• **Set task**
The data below is to be returned in full and exactly.

• **Information shown**

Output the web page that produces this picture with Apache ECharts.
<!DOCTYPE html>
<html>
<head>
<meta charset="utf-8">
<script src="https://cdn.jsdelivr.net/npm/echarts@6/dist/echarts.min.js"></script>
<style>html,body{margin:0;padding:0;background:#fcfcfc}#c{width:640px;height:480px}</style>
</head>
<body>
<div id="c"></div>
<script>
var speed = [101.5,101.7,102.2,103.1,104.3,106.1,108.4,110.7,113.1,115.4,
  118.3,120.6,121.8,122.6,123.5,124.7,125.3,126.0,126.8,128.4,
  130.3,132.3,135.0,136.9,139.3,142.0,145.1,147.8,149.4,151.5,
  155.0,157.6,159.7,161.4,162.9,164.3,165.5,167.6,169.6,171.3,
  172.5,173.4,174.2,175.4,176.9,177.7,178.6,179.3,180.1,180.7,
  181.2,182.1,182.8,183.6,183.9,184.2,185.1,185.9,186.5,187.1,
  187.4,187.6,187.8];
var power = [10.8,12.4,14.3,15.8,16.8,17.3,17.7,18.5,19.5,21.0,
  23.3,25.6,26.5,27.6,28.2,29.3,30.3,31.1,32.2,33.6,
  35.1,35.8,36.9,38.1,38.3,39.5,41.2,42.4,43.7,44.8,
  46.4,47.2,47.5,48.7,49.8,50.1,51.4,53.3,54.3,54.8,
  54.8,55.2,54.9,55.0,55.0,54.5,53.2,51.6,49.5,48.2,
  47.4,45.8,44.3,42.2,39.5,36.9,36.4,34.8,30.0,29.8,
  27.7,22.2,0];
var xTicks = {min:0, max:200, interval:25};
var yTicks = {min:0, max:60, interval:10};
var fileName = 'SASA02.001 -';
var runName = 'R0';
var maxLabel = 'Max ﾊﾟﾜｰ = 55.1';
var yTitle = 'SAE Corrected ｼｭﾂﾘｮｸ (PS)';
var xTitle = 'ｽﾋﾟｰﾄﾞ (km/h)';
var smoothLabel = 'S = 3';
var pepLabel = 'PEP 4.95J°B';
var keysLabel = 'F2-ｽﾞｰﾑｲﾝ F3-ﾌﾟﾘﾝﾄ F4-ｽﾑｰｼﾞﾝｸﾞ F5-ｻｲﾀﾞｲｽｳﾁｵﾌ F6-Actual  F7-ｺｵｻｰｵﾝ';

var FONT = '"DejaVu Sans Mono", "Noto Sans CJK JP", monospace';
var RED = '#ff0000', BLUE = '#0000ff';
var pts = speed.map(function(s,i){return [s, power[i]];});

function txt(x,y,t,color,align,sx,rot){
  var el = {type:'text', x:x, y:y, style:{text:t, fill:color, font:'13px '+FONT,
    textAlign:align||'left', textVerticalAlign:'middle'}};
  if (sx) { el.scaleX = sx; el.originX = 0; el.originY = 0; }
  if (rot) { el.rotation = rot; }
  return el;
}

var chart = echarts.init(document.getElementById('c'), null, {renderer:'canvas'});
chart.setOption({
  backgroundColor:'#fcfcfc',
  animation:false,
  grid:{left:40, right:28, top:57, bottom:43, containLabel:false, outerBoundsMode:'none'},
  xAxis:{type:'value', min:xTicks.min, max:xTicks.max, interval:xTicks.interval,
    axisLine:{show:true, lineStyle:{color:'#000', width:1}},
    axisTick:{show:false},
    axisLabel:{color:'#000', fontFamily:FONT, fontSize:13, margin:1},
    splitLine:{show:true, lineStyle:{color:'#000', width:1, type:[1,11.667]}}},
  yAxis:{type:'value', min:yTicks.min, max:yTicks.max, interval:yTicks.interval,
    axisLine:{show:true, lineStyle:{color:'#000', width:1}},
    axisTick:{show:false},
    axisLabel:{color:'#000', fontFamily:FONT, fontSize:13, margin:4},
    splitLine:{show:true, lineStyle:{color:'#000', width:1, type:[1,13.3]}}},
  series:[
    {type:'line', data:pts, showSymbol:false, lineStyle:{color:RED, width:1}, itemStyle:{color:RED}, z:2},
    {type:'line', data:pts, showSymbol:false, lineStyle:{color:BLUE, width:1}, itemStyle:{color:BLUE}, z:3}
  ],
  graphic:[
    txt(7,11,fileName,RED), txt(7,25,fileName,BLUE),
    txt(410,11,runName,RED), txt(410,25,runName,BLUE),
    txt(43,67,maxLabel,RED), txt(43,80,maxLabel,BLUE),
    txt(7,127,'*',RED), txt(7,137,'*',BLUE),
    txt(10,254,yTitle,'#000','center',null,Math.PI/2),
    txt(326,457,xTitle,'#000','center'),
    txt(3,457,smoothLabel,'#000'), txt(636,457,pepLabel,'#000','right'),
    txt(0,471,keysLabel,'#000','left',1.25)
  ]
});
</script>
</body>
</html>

• **Finished answer**
Output the web page that produces this picture with Apache ECharts.
<!DOCTYPE html>
<html>
<head>
<meta charset="utf-8">
<script src="https://cdn.jsdelivr.net/npm/echarts@6/dist/echarts.min.js"></script>
<style>html,body{margin:0;padding:0;background:#fcfcfc}#c{width:640px;height:480px}</style>
</head>
<body>
<div id="c"></div>
<script>
var speed = [101.5,101.7,102.2,103.1,104.3,106.1,108.4,110.7,113.1,115.4,
  118.3,120.6,121.8,122.6,123.5,124.7,125.3,126.0,126.8,128.4,
  130.3,132.3,135.0,136.9,139.3,142.0,145.1,147.8,149.4,151.5,
  155.0,157.6,159.7,161.4,162.9,164.3,165.5,167.6,169.6,171.3,
  172.5,173.4,174.2,175.4,176.9,177.7,178.6,179.3,180.1,180.7,
  181.2,182.1,182.8,183.6,183.9,184.2,185.1,185.9,186.5,187.1,
  187.4,187.6,187.8];
var power = [10.8,12.4,14.3,15.8,16.8,17.3,17.7,18.5,19.5,21.0,
  23.3,25.6,26.5,27.6,28.2,29.3,30.3,31.1,32.2,33.6,
  35.1,35.8,36.9,38.1,38.3,39.5,41.2,42.4,43.7,44.8,
  46.4,47.2,47.5,48.7,49.8,50.1,51.4,53.3,54.3,54.8,
  54.8,55.2,54.9,55.0,55.0,54.5,53.2,51.6,49.5,48.2,
  47.4,45.8,44.3,42.2,39.5,36.9,36.4,34.8,30.0,29.8,
  27.7,22.2,0];
var xTicks = {min:0, max:200, interval:25};
var yTicks = {min:0, max:60, interval:10};
var fileName = 'SASA02.001 -';
var runName = 'R0';
var maxLabel = 'Max ﾊﾟﾜｰ = 55.1';
var yTitle = 'SAE Corrected ｼｭﾂﾘｮｸ (PS)';
var xTitle = 'ｽﾋﾟｰﾄﾞ (km/h)';
var smoothLabel = 'S = 3';
var pepLabel = 'PEP 4.95J°B';
var keysLabel = 'F2-ｽﾞｰﾑｲﾝ F3-ﾌﾟﾘﾝﾄ F4-ｽﾑｰｼﾞﾝｸﾞ F5-ｻｲﾀﾞｲｽｳﾁｵﾌ F6-Actual  F7-ｺｵｻｰｵﾝ';

var FONT = '"DejaVu Sans Mono", "Noto Sans CJK JP", monospace';
var RED = '#ff0000', BLUE = '#0000ff';
var pts = speed.map(function(s,i){return [s, power[i]];});

function txt(x,y,t,color,align,sx,rot){
  var el = {type:'text', x:x, y:y, style:{text:t, fill:color, font:'13px '+FONT,
    textAlign:align||'left', textVerticalAlign:'middle'}};
  if (sx) { el.scaleX = sx; el.originX = 0; el.originY = 0; }
  if (rot) { el.rotation = rot; }
  return el;
}

var chart = echarts.init(document.getElementById('c'), null, {renderer:'canvas'});
chart.setOption({
  backgroundColor:'#fcfcfc',
  animation:false,
  grid:{left:40, right:28, top:57, bottom:43, containLabel:false, outerBoundsMode:'none'},
  xAxis:{type:'value', min:xTicks.min, max:xTicks.max, interval:xTicks.interval,
    axisLine:{show:true, lineStyle:{color:'#000', width:1}},
    axisTick:{show:false},
    axisLabel:{color:'#000', fontFamily:FONT, fontSize:13, margin:1},
    splitLine:{show:true, lineStyle:{color:'#000', width:1, type:[1,11.667]}}},
  yAxis:{type:'value', min:yTicks.min, max:yTicks.max, interval:yTicks.interval,
    axisLine:{show:true, lineStyle:{color:'#000', width:1}},
    axisTick:{show:false},
    axisLabel:{color:'#000', fontFamily:FONT, fontSize:13, margin:4},
    splitLine:{show:true, lineStyle:{color:'#000', width:1, type:[1,13.3]}}},
  series:[
    {type:'line', data:pts, showSymbol:false, lineStyle:{color:RED, width:1}, itemStyle:{color:RED}, z:2},
    {type:'line', data:pts, showSymbol:false, lineStyle:{color:BLUE, width:1}, itemStyle:{color:BLUE}, z:3}
  ],
  graphic:[
    txt(7,11,fileName,RED), txt(7,25,fileName,BLUE),
    txt(410,11,runName,RED), txt(410,25,runName,BLUE),
    txt(43,67,maxLabel,RED), txt(43,80,maxLabel,BLUE),
    txt(7,127,'*',RED), txt(7,137,'*',BLUE),
    txt(10,254,yTitle,'#000','center',null,Math.PI/2),
    txt(326,457,xTitle,'#000','center'),
    txt(3,457,smoothLabel,'#000'), txt(636,457,pepLabel,'#000','right'),
    txt(0,471,keysLabel,'#000','left',1.25)
  ]
});
</script>
</body>
</html>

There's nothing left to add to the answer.